I agree Tyschen, had they really come into service would they have prolonged the war making the Allies had used the A-Bomb over Germany ?. A horrific thought of course.....
Excellent internal views and photos here:
http://ipmsstockholm.org/magazine/2003/ ... ot_xxi.htmQuote:
An improved passive and active sonar system, called Gruppenhorchgerät and Unterwasser-Ortungsgerät NIBELUNG respectively, enabled detection and attack of enemy shipping without optical contact - another revolutionary feature introduced with the type. Theoretically, the bow-mounted passive sonar would detect enemy shipping and enable the boat to close in near enough for the use of the active sonar. Only a few of its impulses should suffice to compute the distance, speed and bearing of the target with more than sufficient precision for use with the improved LUT-torpedoes. LUT, standing for Lageunabhängiger Torpedo was a new type of guided torpedo to be fired regardless of the target's bearing that would steer an interception course programmed by the torpedo computer. The probability of hits on targets longer than 60 meters was calculated at 95 %.
Quote:
The United States received U-2513 and U-3008, which were commissioned into the United States Navy. U-3017 was commissioned into the Royal Navy as HMS N41, and U-2518 became French submarine Roland Morillot. U-3515, U-2529, U-3035, and U-3041 were commissioned into the Soviet Navy as B 27, B 28, B 29, and B 30 respectively.

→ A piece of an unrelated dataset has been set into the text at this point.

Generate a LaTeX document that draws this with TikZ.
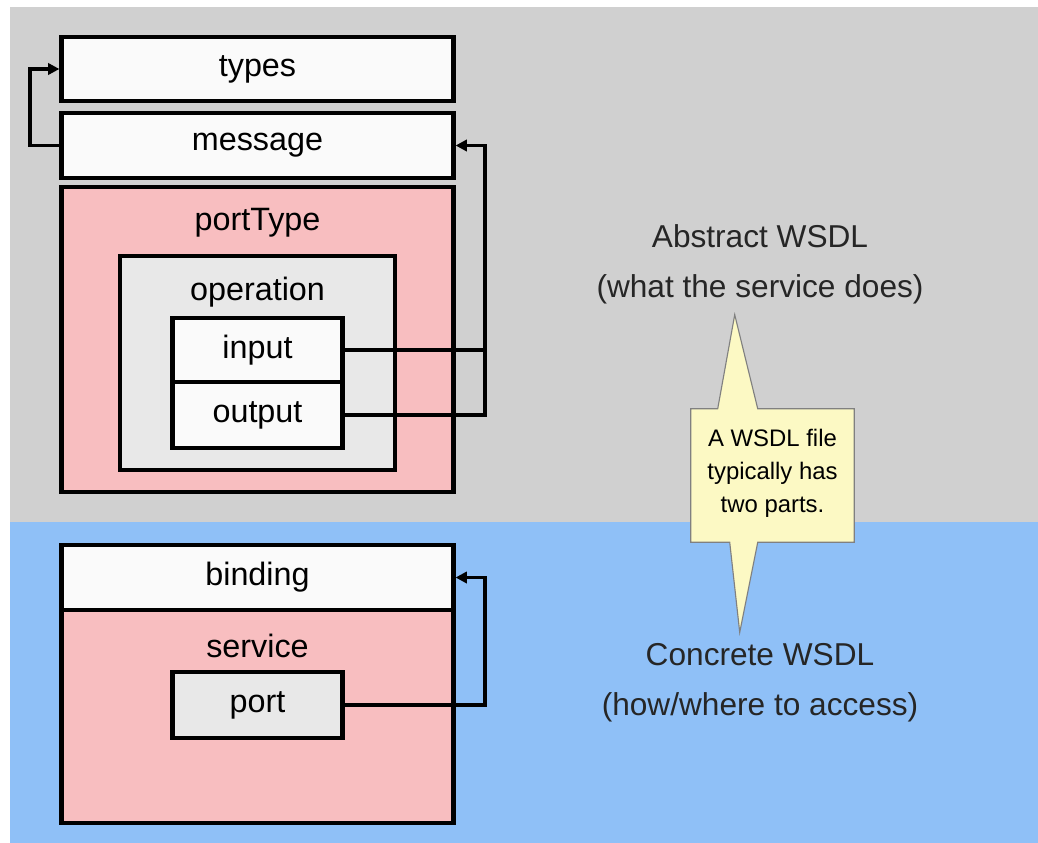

A ninth XXI also saw service after the war: U-2540, which had been scuttled at the end of the war, was raised in 1957 to become the research vessel Wilhelm Bauer of the Bundesmarine. It is the only restored Type XXI and became a museum ship as part of the German Maritime Museum in Bremerhaven, Germany.
In 1985 it was discovered that the partially-scrapped remains of U-2505, U-3004, and U-3506 were still in the partially-demolished "Elbe II" U-boat bunker in Hamburg, Germany. The bunker has since been filled in with gravel for safety reasons and lies beneath a car park and the wrecks are completely inaccessible.[2]